I’m at mLearnCon in San Diego this week: exploring developments in technology and methodology over the last year. The impacts of social collaborative technology, mobile devices in every aspect of our lives has been huge: in both our formal work environments and our informal social ones (to the extent that any divide still exists between the two).
In our social lives, we use it more to share, to build and reinforce our communities. We use it to capture and contextualise content and tell stories with it on Facebook or Skype. We use our mobile devices to enhance our capability, with tools such as Google Maps, Shazam or a guitar tuner. They let us achieve more that we could without them. They enhance and extend our capability.
In our work environments, I’m primarily interested in the ‘sense making‘ function of communities, the ways we come together to create meaning, to learn. Social Learning is that activity which takes place within and around our semi formal spaces. It’s complimentary to formal learning, but is inherently grounded in our everyday reality, so it’s more pragmatic, more applied.
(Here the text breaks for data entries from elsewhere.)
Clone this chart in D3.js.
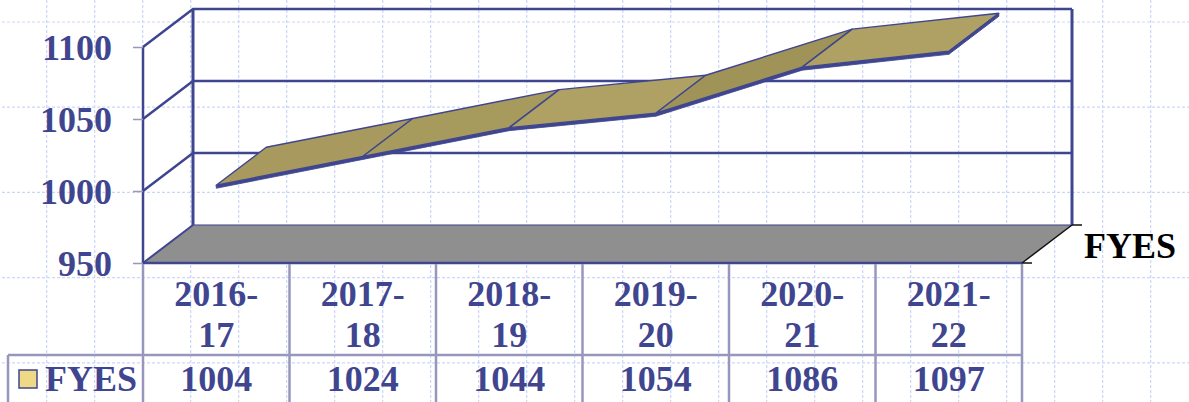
<!DOCTYPE html>
<html><head><meta charset="utf-8">
<script src="https://cdn.jsdelivr.net/npm/d3@7"></script>
<style>html,body{margin:0;padding:0;background:#fff}svg{display:block}text{font-family:"Liberation Serif",serif;font-weight:bold}</style>
</head><body><svg id="c" width="1189" height="402"></svg>
<script>
const categories1 = ["2016-","2017-","2018-","2019-","2020-","2021-"];
const categories2 = ["17","18","19","20","21","22"];
const values = [1004,1024,1044,1054,1086,1097];
const seriesName = "FYES";
const yTicks = [950,1000,1050,1100];
const segmentFills = ["#A89A5E","#A79A5D","#AEA163","#A09358","#AEA163"];

const W=1189,H=402,ink="#3F468F",tableInk="#9797BD",fs=36;
const dx=50,dy=-38;
const svg=d3.select("#c");
const y=d3.scaleLinear().domain([950,1100]).range([263,47]);
const band=d3.scaleBand().domain(d3.range(6)).range([143,1022]);
const px=i=>band(i)+band.bandwidth()/2;

// slide background grid
const bg=svg.append("g").attr("stroke","#CBD7F8").attr("stroke-width",1.2).attr("stroke-dasharray","3 2");
d3.range(46.7,W,48).forEach(x=>bg.append("line").attr("x1",x).attr("x2",x).attr("y1",0).attr("y2",H));
d3.range(22,H,85.2).forEach(yy=>bg.append("line").attr("x1",2).attr("x2",W).attr("y1",yy).attr("y2",yy));

// floor
const x0=143,x1=1022,y0=y(950);
svg.append("path").attr("d",`M${x0},${y0}L${x0+dx},${y0+dy}L${x1+dx},${y0+dy}L${x1},${y0}Z`).attr("fill","#8F8F8F");
svg.append("line").attr("x1",x0+dx).attr("x2",x1+dx).attr("y1",y0+dy).attr("y2",y0+dy).attr("stroke",ink).attr("stroke-opacity",.7).attr("stroke-width",1.5);
svg.append("line").attr("x1",x0).attr("x2",x1).attr("y1",y0).attr("y2",y0).attr("stroke",ink).attr("stroke-width",2.5);
svg.append("line").attr("x1",x0).attr("x2",x0+dx).attr("y1",y0).attr("y2",y0+dy).attr("stroke",ink).attr("stroke-width",2);
svg.append("line").attr("x1",x1).attr("x2",x1+dx).attr("y1",y0).attr("y2",y0+dy).attr("stroke","#111").attr("stroke-width",1.5);

// walls
const wall=svg.append("g").attr("stroke",ink).attr("stroke-width",2.5).attr("fill","none");
yTicks.slice(1).forEach(v=>{
  wall.append("path").attr("d",`M${x0},${y(v)}L${x0+dx},${y(v)+dy}L${x1+dx},${y(v)+dy}`);
});
wall.append("line").attr("x1",x0).attr("x2",x0).attr("y1",y(1100)).attr("y2",y(950));
wall.append("line").attr("x1",x0+dx).attr("x2",x0+dx).attr("y1",y(1100)+dy).attr("y2",y(950)+dy).attr("stroke-width",3);
wall.append("line").attr("x1",x1+dx).attr("x2",x1+dx).attr("y1",y(1100)+dy).attr("y2",y(950)+dy).attr("stroke-width",3);

// y axis
const ax=svg.append("g").attr("transform",`translate(${x0},0)`).call(d3.axisLeft(y).tickValues(yTicks).tickSize(10).tickPadding(21).tickFormat(d3.format("d")));
ax.select(".domain").remove();
ax.selectAll(".tick line").attr("stroke",tableInk).attr("stroke-width",1.5);
ax.selectAll("text").attr("fill",ink).attr("font-size",fs).style("font-family","'Liberation Serif',serif").attr("dy","0.34em");
// right-end ticks
[[x1,y0],[x1+dx,y0+dy]].forEach(([a,b])=>svg.append("line").attr("x1",a).attr("x2",a+10).attr("y1",b).attr("y2",b).attr("stroke","#111").attr("stroke-width",1.5));
svg.append("text").attr("x",1084).attr("y",258).attr("fill","#000").attr("font-size",fs).text(seriesName);

// ribbon
const rib=svg.append("g");
for(let i=0;i<values.length-1;i++){
  const a=[px(i),y(values[i])],b=[px(i+1),y(values[i+1])];
  rib.append("path").attr("d",`M${a}L${b}L${b[0]},${b[1]+3}L${a[0]},${a[1]+3}Z`).attr("fill",ink).attr("stroke",ink).attr("stroke-width",.8);
  rib.append("path").attr("d",`M${a}L${b}L${b[0]+dx},${b[1]+dy}L${a[0]+dx},${a[1]+dy}Z`)
    .attr("fill",segmentFills[i]).attr("stroke",ink).attr("stroke-width",1.4).attr("stroke-linejoin","round");
}
const last=values.length-1,lx=px(last),ly=y(values[last]);
rib.append("path").attr("d",`M${lx},${ly}L${lx+dx},${ly+dy}L${lx+dx},${ly+dy+3}L${lx},${ly+3}Z`).attr("fill",ink).attr("stroke",ink).attr("stroke-width",1);

// data table
const t=svg.append("g").attr("stroke",tableInk).attr("stroke-width",2.5);
[...band.domain().map(i=>band(i)),x1].forEach(x=>t.append("line").attr("x1",x).attr("x2",x).attr("y1",y0+1).attr("y2",H));
t.append("line").attr("x1",8).attr("x2",x1).attr("y1",355).attr("y2",355);
t.append("line").attr("x1",8).attr("x2",8).attr("y1",355).attr("y2",H);
const tx=svg.append("g").attr("fill",ink).attr("font-size",fs).attr("text-anchor","middle");
categories1.forEach((c,i)=>tx.append("text").attr("x",px(i)).attr("y",306).text(c));
categories2.forEach((c,i)=>tx.append("text").attr("x",px(i)).attr("y",347).text(c));
values.forEach((v,i)=>tx.append("text").attr("x",px(i)).attr("y",391).text(v));
svg.append("rect").attr("x",19).attr("y",370).attr("width",18).attr("height",18).attr("fill","#EFD984").attr("stroke",ink).attr("stroke-width",1.5);
svg.append("text").attr("x",45).attr("y",391).attr("fill",ink).attr("font-size",fs).text(seriesName);
</script></body></html>
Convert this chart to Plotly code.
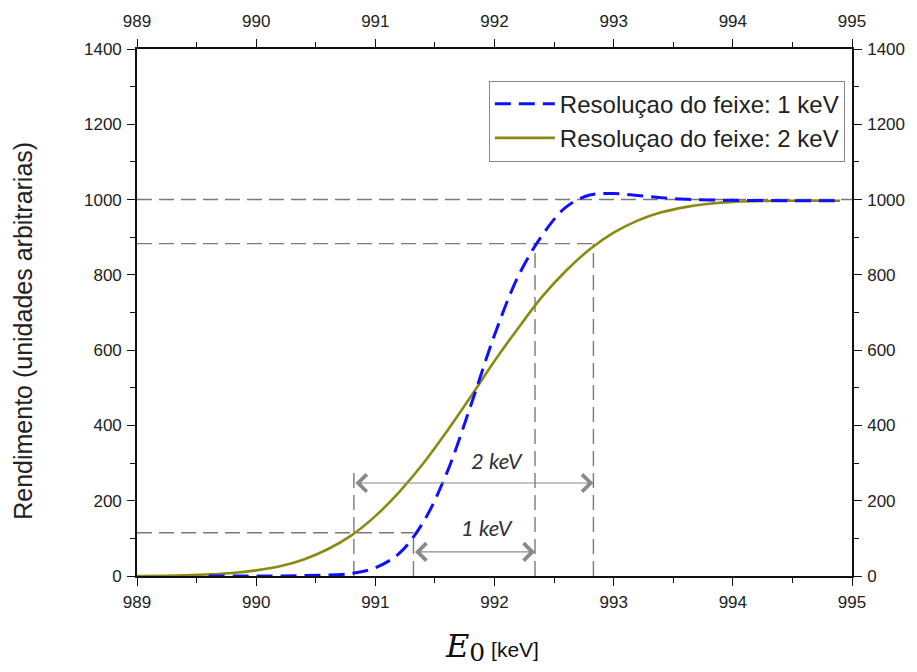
import plotly.graph_objects as go

# ---- data ----
energy_blue = [989.6, 990.0, 990.4, 990.8, 991.0, 991.2, 991.4, 991.6, 991.8, 992.0,
               992.2, 992.4, 992.6, 992.8, 993.0, 993.2, 993.4, 993.6, 993.8, 994.0,
               994.5, 994.9]
yield_blue = [0, 0, 1, 7, 22, 60, 142, 274, 452, 640,
              797, 905, 980, 1012, 1016, 1011, 1005, 1001, 999, 998,
              997, 997]

energy_green = [989.0, 989.4, 989.8, 990.0, 990.2, 990.4, 990.6, 990.8, 991.0, 991.2,
                991.4, 991.6, 991.8, 992.0, 992.2, 992.4, 992.6, 992.8, 993.0, 993.2,
                993.4, 993.6, 993.8, 994.0, 994.5, 994.9]
yield_green = [0, 2, 8, 15, 26, 44, 71, 108, 159, 223,
               298, 384, 476, 571, 659, 742, 811, 868, 912, 944,
               966, 980, 989, 994, 997, 997]

series_names = ["Resoluçao do feixe: 1 keV", "Resoluçao do feixe: 2 keV"]

# reference (guide) lines
h_levels = [1000, 883, 115]
h_x_end = [995, 992.83, 991.32]
v_positions = [990.82, 991.32, 992.34, 992.83]
v_tops = [280, 115, 883, 883]

# width arrows
arrow_2kev = [990.82, 992.83]
arrow_2kev_y = 247
arrow_1kev = [991.32, 992.34]
arrow_1kev_y = 64
labels = ["2 keV", "1 keV"]
label_pos = [(992.02, 308), (991.94, 128)]

x_range = [989, 995]
y_range = [0, 1400]
x_ticks = [989, 990, 991, 992, 993, 994, 995]
y_ticks = [0, 200, 400, 600, 800, 1000, 1200, 1400]

GUIDE = "#7a7a7a"
GUIDE_DASH = "15px,7px"

fig = go.Figure()

# guide lines
for lvl, xe in zip(h_levels, h_x_end):
    fig.add_trace(go.Scatter(x=[x_range[0], xe], y=[lvl, lvl], mode="lines",
                             line=dict(color=GUIDE, width=1.4, dash=GUIDE_DASH),
                             showlegend=False, hoverinfo="skip"))
for xv, yt in zip(v_positions, v_tops):
    fig.add_trace(go.Scatter(x=[xv, xv], y=[0, yt], mode="lines",
                             line=dict(color=GUIDE, width=1.4, dash=GUIDE_DASH),
                             showlegend=False, hoverinfo="skip"))

# curves
fig.add_trace(go.Scatter(x=energy_green, y=yield_green, mode="lines", name=series_names[1],
                         line=dict(color="#8a8a12", width=2.6, shape="spline")))
fig.add_trace(go.Scatter(x=energy_blue, y=yield_blue, mode="lines", name=series_names[0],
                         line=dict(color="#1010ff", width=3, dash="16px,8px", shape="spline")))

# invisible trace for the secondary (mirror) axes
fig.add_trace(go.Scatter(x=x_range, y=y_range, xaxis="x2", yaxis="y2", mode="markers",
                         marker=dict(opacity=0), showlegend=False, hoverinfo="skip"))

# arrows
for (xa, xb), yv in [(arrow_2kev, arrow_2kev_y), (arrow_1kev, arrow_1kev_y)]:
    fig.add_annotation(x=xb, y=yv, ax=xa, ay=yv, xref="x", yref="y", axref="x", ayref="y",
                       text="", showarrow=True, arrowhead=4, arrowside="end+start",
                       arrowsize=2.8, arrowwidth=1.2, arrowcolor="#8a8a8a",
                       standoff=0, startstandoff=0)
for txt, (lx, ly) in zip(labels, label_pos):
    fig.add_annotation(x=lx, y=ly, text=f"<i>{txt}</i>", showarrow=False,
                       font=dict(family="Lato, Liberation Sans, Arial", size=22, color="#333"))

# axis titles
fig.add_annotation(xref="paper", yref="paper", x=-0.182, y=0.465, textangle=-90,
                   text="Rendimento (unidades arbitrarias)", showarrow=False,
                   font=dict(family="Liberation Sans, Arial", size=25, color="#222"))
fig.add_annotation(xref="paper", yref="paper", x=0.497, y=-0.135, yanchor="middle",
                   text="<span style='font-family:DejaVu Serif;font-size:32px'><i>E</i></span>"
                        "<sub><span style='font-family:DejaVu Serif;font-size:25px'>0</span></sub>"
                        "<span style='font-size:21px'> [keV]</span>",
                   showarrow=False,
                   font=dict(family="Liberation Sans, Arial", size=21, color="#111"))

tickfont = dict(family="Liberation Sans, Arial", size=17, color="#222")
axis_common = dict(showgrid=False, zeroline=False, showline=True, linecolor="#111",
                   linewidth=1.6, ticks="outside", ticklen=8, tickwidth=1.4,
                   tickcolor="#111", tickfont=tickfont)
minor_x = dict(dtick=0.5, ticks="outside", ticklen=5, tickwidth=1.2, tickcolor="#111")
minor_y = dict(dtick=100, ticks="outside", ticklen=5, tickwidth=1.2, tickcolor="#111")

fig.update_layout(
    width=917, height=672,
    margin=dict(l=137, r=65, t=46, b=96),
    paper_bgcolor="white", plot_bgcolor="white",
    xaxis=dict(range=x_range, tickvals=x_ticks, minor=minor_x, ticklabelstandoff=2, **axis_common),
    yaxis=dict(range=y_range, tickvals=y_ticks, minor=minor_y, ticklabelstandoff=2, **axis_common),
    xaxis2=dict(range=x_range, tickvals=x_ticks, overlaying="x", side="top", anchor="y",
                minor=minor_x, ticklabelstandoff=5, **axis_common),
    yaxis2=dict(range=y_range, tickvals=y_ticks, overlaying="y", side="right", anchor="x",
                minor=minor_y, ticklabelstandoff=2, **axis_common),
    legend=dict(x=0.99, y=0.94, xanchor="right", yanchor="top",
                bgcolor="white", bordercolor="#888", borderwidth=1,
                font=dict(family="Liberation Sans, Arial", size=24, color="#222"),
                traceorder="reversed", itemwidth=60, tracegroupgap=0),
    showlegend=True,
)

fig.write_html("out.html")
Our formal communities and usage tend to be moderated or controlled to some extent by the organisation, whilst our social lives are free and agile: an agility that needs to cascade into how we utilise technology at work if we’re to develop agile organisations. Innovation in organisational learning tends to be about the introduction of scoring and game dynamics, whilst they really need to consider storytelling and engagement through relevance and timeliness.
Ultimately, our social lives represent the test-bed where we learn how to interact with the technology. The more closely organisational learning reflects our native behaviours, the higher the adoption is likely to be.